Why is marking up a book indispensable to reading? First, it keeps you awake. (And I don't mean merely conscious; I mean wide awake.) In the second place, reading, if it is active, is thinking, and thinking tends to express itself in words, spoken or written. The marked book is usually the thought-through book. Finally, writing helps you remember the thoughts you had, or the thoughts the author expressed. Let me develop these three points.
If reading is to accomplish anything more than passing time, it must be active. you can't let your eyes glide across the lines of a book and come up with an understanding of what you have read. Now an ordinary piece of light fiction, like, say, "Gone with the Wind," doesn't require the most active kind of reading. The books you read for pleasure can be read in a state of relaxation, and nothing is lost. But a great book, rich in ideas and beauty, a book that raises and tries to answer great fundamental questions, demands the most active reading of which you are capable. You don't absorb the ideas of John Dewey the way you absorb the crooning of Mr. Vallee. You have to reach for them. That you cannot do while you're asleep.

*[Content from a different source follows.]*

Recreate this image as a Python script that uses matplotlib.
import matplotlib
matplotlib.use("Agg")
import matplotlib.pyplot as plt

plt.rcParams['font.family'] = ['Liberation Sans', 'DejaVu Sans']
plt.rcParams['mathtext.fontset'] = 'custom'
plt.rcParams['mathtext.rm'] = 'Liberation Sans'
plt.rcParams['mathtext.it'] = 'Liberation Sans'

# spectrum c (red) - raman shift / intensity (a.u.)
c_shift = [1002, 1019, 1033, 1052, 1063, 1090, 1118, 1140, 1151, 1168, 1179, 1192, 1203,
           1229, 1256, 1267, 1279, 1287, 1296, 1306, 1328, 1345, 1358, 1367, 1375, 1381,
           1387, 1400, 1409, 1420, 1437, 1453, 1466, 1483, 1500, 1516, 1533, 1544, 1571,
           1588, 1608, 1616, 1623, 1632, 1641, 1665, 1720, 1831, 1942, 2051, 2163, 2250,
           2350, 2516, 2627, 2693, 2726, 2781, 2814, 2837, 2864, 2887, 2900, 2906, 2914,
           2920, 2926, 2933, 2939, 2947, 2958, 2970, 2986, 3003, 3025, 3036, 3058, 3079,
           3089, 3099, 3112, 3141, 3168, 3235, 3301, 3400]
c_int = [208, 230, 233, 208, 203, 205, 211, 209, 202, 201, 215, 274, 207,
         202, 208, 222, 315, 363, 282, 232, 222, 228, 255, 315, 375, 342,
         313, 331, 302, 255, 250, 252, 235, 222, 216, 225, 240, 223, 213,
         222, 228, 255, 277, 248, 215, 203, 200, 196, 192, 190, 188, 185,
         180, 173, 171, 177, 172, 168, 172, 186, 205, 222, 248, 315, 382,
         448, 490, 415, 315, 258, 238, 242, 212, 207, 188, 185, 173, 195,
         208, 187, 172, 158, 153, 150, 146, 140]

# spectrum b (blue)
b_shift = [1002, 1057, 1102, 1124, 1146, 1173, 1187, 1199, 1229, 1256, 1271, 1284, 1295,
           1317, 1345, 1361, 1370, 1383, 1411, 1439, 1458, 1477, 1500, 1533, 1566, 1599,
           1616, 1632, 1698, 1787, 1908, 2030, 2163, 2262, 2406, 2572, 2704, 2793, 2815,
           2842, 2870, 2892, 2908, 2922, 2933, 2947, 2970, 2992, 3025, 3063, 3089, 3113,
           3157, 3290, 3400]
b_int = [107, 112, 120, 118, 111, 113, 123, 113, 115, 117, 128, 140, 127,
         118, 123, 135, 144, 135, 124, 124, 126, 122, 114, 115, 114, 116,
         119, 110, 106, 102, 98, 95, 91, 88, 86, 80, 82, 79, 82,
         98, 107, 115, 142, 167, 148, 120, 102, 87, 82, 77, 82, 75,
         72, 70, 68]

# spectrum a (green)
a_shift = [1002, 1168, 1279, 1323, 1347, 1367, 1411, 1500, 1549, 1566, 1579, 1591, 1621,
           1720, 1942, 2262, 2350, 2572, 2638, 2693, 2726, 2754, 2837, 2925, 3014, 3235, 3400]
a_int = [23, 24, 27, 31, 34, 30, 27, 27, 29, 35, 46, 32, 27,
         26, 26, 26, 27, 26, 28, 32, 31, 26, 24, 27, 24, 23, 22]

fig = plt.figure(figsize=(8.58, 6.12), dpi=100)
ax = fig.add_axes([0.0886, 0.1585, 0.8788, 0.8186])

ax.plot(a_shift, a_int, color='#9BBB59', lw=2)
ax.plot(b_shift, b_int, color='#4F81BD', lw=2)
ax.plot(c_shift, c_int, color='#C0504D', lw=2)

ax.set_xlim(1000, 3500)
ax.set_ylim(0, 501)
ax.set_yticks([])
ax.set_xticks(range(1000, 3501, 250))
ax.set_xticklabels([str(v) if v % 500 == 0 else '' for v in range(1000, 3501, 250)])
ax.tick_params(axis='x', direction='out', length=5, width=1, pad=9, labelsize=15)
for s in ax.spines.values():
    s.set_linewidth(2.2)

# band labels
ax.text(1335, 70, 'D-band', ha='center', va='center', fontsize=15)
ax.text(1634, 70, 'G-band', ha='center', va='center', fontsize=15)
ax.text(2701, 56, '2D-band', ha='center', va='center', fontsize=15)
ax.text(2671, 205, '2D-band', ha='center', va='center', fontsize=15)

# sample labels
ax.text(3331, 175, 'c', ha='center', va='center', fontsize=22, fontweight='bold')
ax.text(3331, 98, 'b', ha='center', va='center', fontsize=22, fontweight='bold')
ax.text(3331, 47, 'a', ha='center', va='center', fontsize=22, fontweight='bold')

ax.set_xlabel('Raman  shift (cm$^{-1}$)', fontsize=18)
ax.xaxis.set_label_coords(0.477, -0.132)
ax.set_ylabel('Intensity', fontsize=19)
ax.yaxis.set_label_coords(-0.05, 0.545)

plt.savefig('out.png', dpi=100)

If, when you've finished reading a book, the pages are filled with your notes, you know that you read actively. The most famous active reader of great books I know is President Hutchins, of the University of Chicago. He also has the hardest schedule of business activities of any man I know. He invariably read with pencil, and sometimes, when he picks up a book and pencil in the evening, he finds himself, instead of making intelligent notes, drawing what he calls " caviar factories" on the margins. When that happens, he puts the book down. He knows he's too tired to read, and he's just wasting time.
But, you may ask, why is writing necessary? Well, the physical act of writing, with your own hand, brings words and sentences more sharply before your mind and preserves them better in your memory. To set down your reaction to important words and sentences you have read, and the questions they have raised in your mind, is to preserve those reactions and sharpen those questions. You can pick up the book the following week or year, and there are all your points of agreement, disagreement, doubt and inquiry. It's like resuming an interrupted conversation with the advantage of being able to pick up where you left off.

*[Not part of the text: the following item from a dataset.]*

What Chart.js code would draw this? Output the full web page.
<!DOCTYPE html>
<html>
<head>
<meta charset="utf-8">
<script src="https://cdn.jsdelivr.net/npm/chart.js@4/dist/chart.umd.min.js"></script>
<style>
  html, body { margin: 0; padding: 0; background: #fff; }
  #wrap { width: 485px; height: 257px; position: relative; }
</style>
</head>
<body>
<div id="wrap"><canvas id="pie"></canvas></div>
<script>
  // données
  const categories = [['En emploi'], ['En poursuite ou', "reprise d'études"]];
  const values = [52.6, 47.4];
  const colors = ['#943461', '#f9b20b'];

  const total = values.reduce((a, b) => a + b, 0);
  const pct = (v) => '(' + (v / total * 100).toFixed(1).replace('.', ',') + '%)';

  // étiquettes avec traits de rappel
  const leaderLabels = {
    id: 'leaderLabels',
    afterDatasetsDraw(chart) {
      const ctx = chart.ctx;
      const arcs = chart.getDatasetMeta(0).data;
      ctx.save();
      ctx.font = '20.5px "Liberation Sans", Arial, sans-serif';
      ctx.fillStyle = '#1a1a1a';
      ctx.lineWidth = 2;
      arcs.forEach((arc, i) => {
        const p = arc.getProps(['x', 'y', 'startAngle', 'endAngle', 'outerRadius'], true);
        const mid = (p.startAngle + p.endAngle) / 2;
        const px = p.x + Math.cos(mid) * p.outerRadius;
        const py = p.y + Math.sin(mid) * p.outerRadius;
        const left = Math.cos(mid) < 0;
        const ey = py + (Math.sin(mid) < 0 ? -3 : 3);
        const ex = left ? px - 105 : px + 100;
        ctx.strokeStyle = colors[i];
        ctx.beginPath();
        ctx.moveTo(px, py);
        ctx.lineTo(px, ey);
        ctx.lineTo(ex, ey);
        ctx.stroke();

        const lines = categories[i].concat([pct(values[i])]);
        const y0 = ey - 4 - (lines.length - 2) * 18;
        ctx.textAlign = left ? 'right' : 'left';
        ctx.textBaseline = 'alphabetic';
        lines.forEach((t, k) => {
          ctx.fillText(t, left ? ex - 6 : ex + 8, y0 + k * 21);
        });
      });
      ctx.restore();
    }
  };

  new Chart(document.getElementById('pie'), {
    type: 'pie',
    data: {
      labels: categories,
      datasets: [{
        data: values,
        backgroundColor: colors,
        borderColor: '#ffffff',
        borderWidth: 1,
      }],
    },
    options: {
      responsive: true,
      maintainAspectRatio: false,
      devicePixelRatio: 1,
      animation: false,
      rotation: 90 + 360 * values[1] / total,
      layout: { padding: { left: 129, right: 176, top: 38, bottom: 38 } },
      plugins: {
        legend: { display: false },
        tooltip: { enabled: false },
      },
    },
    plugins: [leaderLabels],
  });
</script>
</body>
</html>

And that is exactly what reading a book should be: a conversation between you and the author. Presumably he knows more about the subject than you do; naturally you'll have the proper humility as you approach him. But don't let anybody tell you that a reader is supposed to be solely on the receiving end. Understanding is a two-way operation; learning doesn't consist in being an empty receptacle. The learner has to question himself and question the teacher. He even has to argue with the teacher, once he understands what the teacher is saying. And marking a book is literally an expression of your differences, or agreements of opinion, with the author.